Car bombing injures civilians in north Syria's Kurdish-majority city of Afrin

At least six civilians were wounded in a car bombing in Syria’s northwest city of Afrin that has been under the control of Turkish-backed militias for just over two years, local sources said on Saturday.

AFRIN, Syria (Kurdistan 24) – At least six civilians were wounded in a car bombing in Syria’s northwest city of Afrin that has been under the control of Turkish-backed militias for just over two years, local sources said on Saturday.

The explosion occurred near a recently established bridge in the center of Afrin city, by a vehicle-borne improvised explosive device (VBEID) attached to a Suzuki car, the Syria-based war monitor Afrin Post reported.

Two of those injured were reported in critical condition, one of them a Kurdish worker in a juice shop nearby, the monitor said.

“The Turkish-backed armed groups which occupied the city in March 2018 have told people at the explosion site that Kurdish-led Syrian Democratic Forces (SDF) have carried out the explosion, but people nearby said the explosion was due to infighting among the Turkish-backed groups,” an activist living in Afrin told Kurdistan 24 on condition of anonymity.

The activist added that dozens of Turkish-backed militia members left Afrin and headed to Idlib because their salaries have been cut by Turkish authorities in the past two months.
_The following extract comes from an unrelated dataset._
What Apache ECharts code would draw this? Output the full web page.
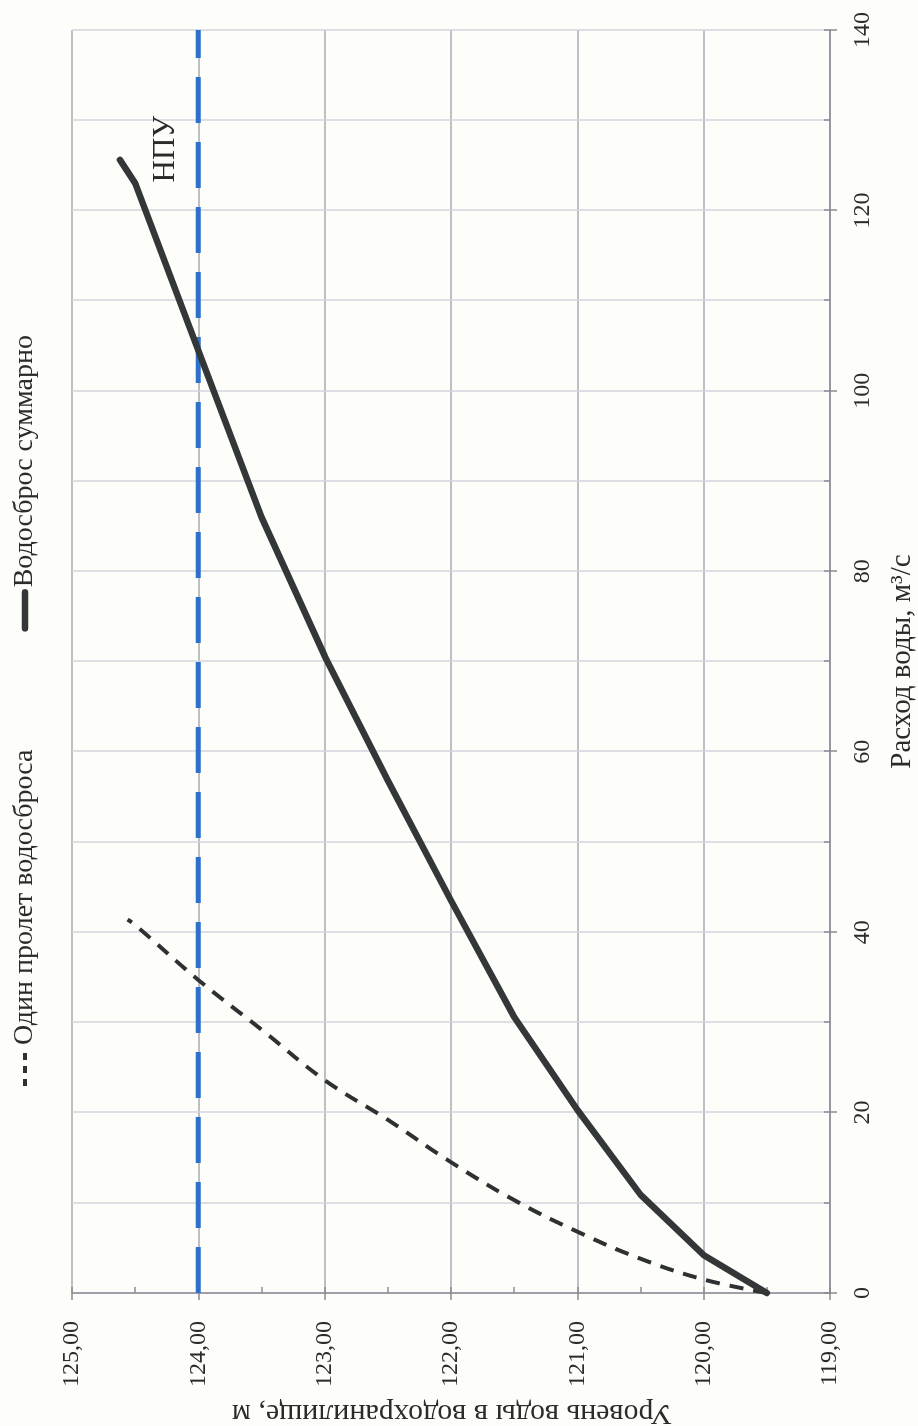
<!DOCTYPE html>
<html>
<head>
<meta charset="utf-8">
<script src="https://cdn.jsdelivr.net/npm/echarts@6/dist/echarts.min.js"></script>
<style>
html,body{margin:0;padding:0;width:918px;height:1426px;overflow:hidden;background:#fdfdfa;}
#chart{position:absolute;left:0;top:0;width:1426px;height:918px;transform-origin:0 0;transform:translate(0,1426px) rotate(-90deg);}
</style>
</head>
<body>
<div id="chart"></div>
<script>
// Data (flow in m3/s, reservoir level in m)
const singleName = 'Один пролет водосброса';
const totalName = 'Водосброс суммарно';
const flowSingle  = [0, 1.5, 3.8, 6.8, 10.3, 14.5, 19.2, 23.6, 29.2, 34.7, 40.8, 41.4];
const levelSingle = [119.5, 120.0, 120.5, 121.0, 121.5, 122.0, 122.5, 123.0, 123.5, 124.0, 124.5, 124.56];
const flowTotal   = [0, 4.2, 10.9, 20.3, 30.6, 43.5, 56.8, 70.6, 86.0, 104.5, 123.0, 125.6];
const levelTotal  = [119.5, 120.0, 120.5, 121.0, 121.5, 122.0, 122.5, 123.0, 123.5, 124.0, 124.5, 124.62];
const npuFlows  = [0, 140];
const npuLevel  = 124.0;
const npuLabel  = 'НПУ';
const npuLabelFlow = 126.8;
const flowTitle  = 'Расход воды, м³/с';
const levelTitle = 'Уровень воды в водохранилище, м';

const FONT = '"Liberation Serif","Times New Roman",serif';
const TXT = '#2b2b2b';
const AXIS = '#8a8a92';

function pairs(xs, ys) { return xs.map((x, i) => [x, ys[i]]); }

const chart = echarts.init(document.getElementById('chart'), null, {renderer: 'canvas'});
chart.setOption({
  backgroundColor: '#fdfdfa',
  animation: false,
  textStyle: {fontFamily: FONT, color: TXT},
  legend: {
    data: [
      {name: singleName, lineStyle: {type: [7, 6], width: 4}},
      {name: totalName, lineStyle: {width: 6.5}}
    ],
    left: 333, top: 6,
    itemWidth: 36, itemHeight: 14, itemGap: 118,
    itemStyle: {opacity: 0},
    textStyle: {fontSize: 28, fontFamily: FONT, color: TXT}
  },
  grid: {left: 133, right: 30, top: 72, bottom: 88, outerBoundsMode: 'none'},
  graphic: [{
    type: 'text', x: 13, y: 452, rotation: Math.PI / 2, silent: true,
    style: {text: levelTitle, fontSize: 30, fontFamily: FONT, fill: TXT,
      textAlign: 'center', textVerticalAlign: 'middle', verticalAlign: 'middle'}
  }],
  xAxis: [
    {
      type: 'value', min: 0, max: 140, interval: 20, position: 'bottom',
      name: flowTitle, nameLocation: 'middle', nameGap: 58, nameMoveOverlap: false,
      nameTextStyle: {fontSize: 29, fontFamily: FONT, color: TXT},
      axisLine: {show: true, onZero: false, lineStyle: {color: AXIS, width: 1.5}},
      axisTick: {show: true, length: 7, lineStyle: {color: AXIS, width: 1.5}},
      axisLabel: {margin: 21, fontSize: 24, fontFamily: FONT, color: TXT},
      splitLine: {show: false}
    },
    {
      type: 'value', min: 0, max: 140, interval: 10, position: 'bottom',
      axisLine: {show: false, onZero: false},
      axisTick: {show: true, inside: true, length: 6, lineStyle: {color: AXIS, width: 1.5}},
      axisLabel: {show: false},
      splitLine: {show: true, lineStyle: {color: '#d3d3de', width: 1.5}}
    }
  ],
  yAxis: [
    {
      type: 'value', min: 119, max: 125, interval: 1, position: 'left',
      axisLine: {show: true, onZero: false, lineStyle: {color: AXIS, width: 1.5}},
      axisTick: {show: true, length: 7, lineStyle: {color: AXIS, width: 1.5}},
      axisLabel: {margin: 28, fontSize: 24, fontFamily: FONT, color: TXT,
        formatter: v => v.toFixed(2).replace('.', ',')},
      splitLine: {show: true, lineStyle: {color: '#a9a9b3', width: 1.5}}
    },
    {
      type: 'value', min: 119, max: 125, interval: 0.5, position: 'left',
      axisLine: {show: false, onZero: false},
      axisTick: {show: true, inside: true, length: 6, lineStyle: {color: AXIS, width: 1.5}},
      axisLabel: {show: false},
      splitLine: {show: false}
    }
  ],
  series: [
    {
      name: 'НПУ', type: 'line', xAxisIndex: 0, yAxisIndex: 0,
      data: npuFlows.map(f => [f, npuLevel]),
      symbol: 'none', silent: true,
      color: '#2e6fcc',
      lineStyle: {color: '#2e6fcc', width: 5, type: [46, 19]},
      markPoint: {
        symbol: 'circle', symbolSize: 0, silent: true,
        data: [{coord: [npuLabelFlow, npuLevel], value: npuLabel}],
        label: {show: true, formatter: npuLabel, position: 'top', distance: 17,
          fontSize: 31, fontFamily: FONT, color: TXT}
      }
    },
    {
      name: singleName, type: 'line', xAxisIndex: 0, yAxisIndex: 0,
      data: pairs(flowSingle, levelSingle),
      smooth: 0.4, symbol: 'none',
      color: '#2d3131',
      lineStyle: {color: '#2d3131', width: 4, type: [14, 10]}
    },
    {
      name: totalName, type: 'line', xAxisIndex: 0, yAxisIndex: 0,
      data: pairs(flowTotal, levelTotal),
      symbol: 'none',
      color: '#333737',
      lineStyle: {color: '#333737', width: 6.5, cap: 'round', join: 'round'}
    }
  ]
});
</script>
</body>
</html>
“The security situation of the city was disturbed as one group called the Turkish-backed police asked other militant groups to stay in Afrin, but the latter refused and headed to Idlib and this resulted in some infighting among the groups, including sporadic clashes and the car bomb explosion today,” the activist added.

On April 8, another explosion occurred in which three civilians were injured when an oil tank was blown apart by an IED attached to the tank in the Ashrafiyah neighborhood.  

Activists in the city claimed that the explosions were planned by the Turkish-backed groups with the aim of spreading confusion and panic among the indigenous Kurdish residents of Afrin in order to cause them to leave the area as part of their greater anti-Kurdish program of ethnic cleansing.

Multiple human rights organizations and media outlets have documented multiple credible claims that, since the occupation of Afrin began in March 2018, Turkish-backed armed groups have regularly committed various violations and war crimes, primary among them ethnic cleansing, kidnapping, extortion, murder, rape, and the looting and destruction of property.

In February 2019, the United Nations’ Independent International Commission of Inquiry on Syria released a report charging that armed groups in Afrin were guilty of war crimes including “hostage-taking, cruel treatment, torture, and pillage.” It stated that “the most common violations perpetrated in Afrin involved frequent abductions by armed groups and criminal gangs.”

Read More: UN report suggests Turkish-backed groups commit war crimes in Afrin

As recently as early March of this year, the commission again released evidence that it had found reasonable grounds to believe that the militias “perpetrated the war crime of murder and repeatedly committed the war crime of pillaging, further seriously contravening the right to enjoyment of possessions and property.”

Currently, over 100,000 residents are still estimated to be in the area, living under the harsh security and economic conditions that they have faced since Turkey took control of the Kurdish-majority region.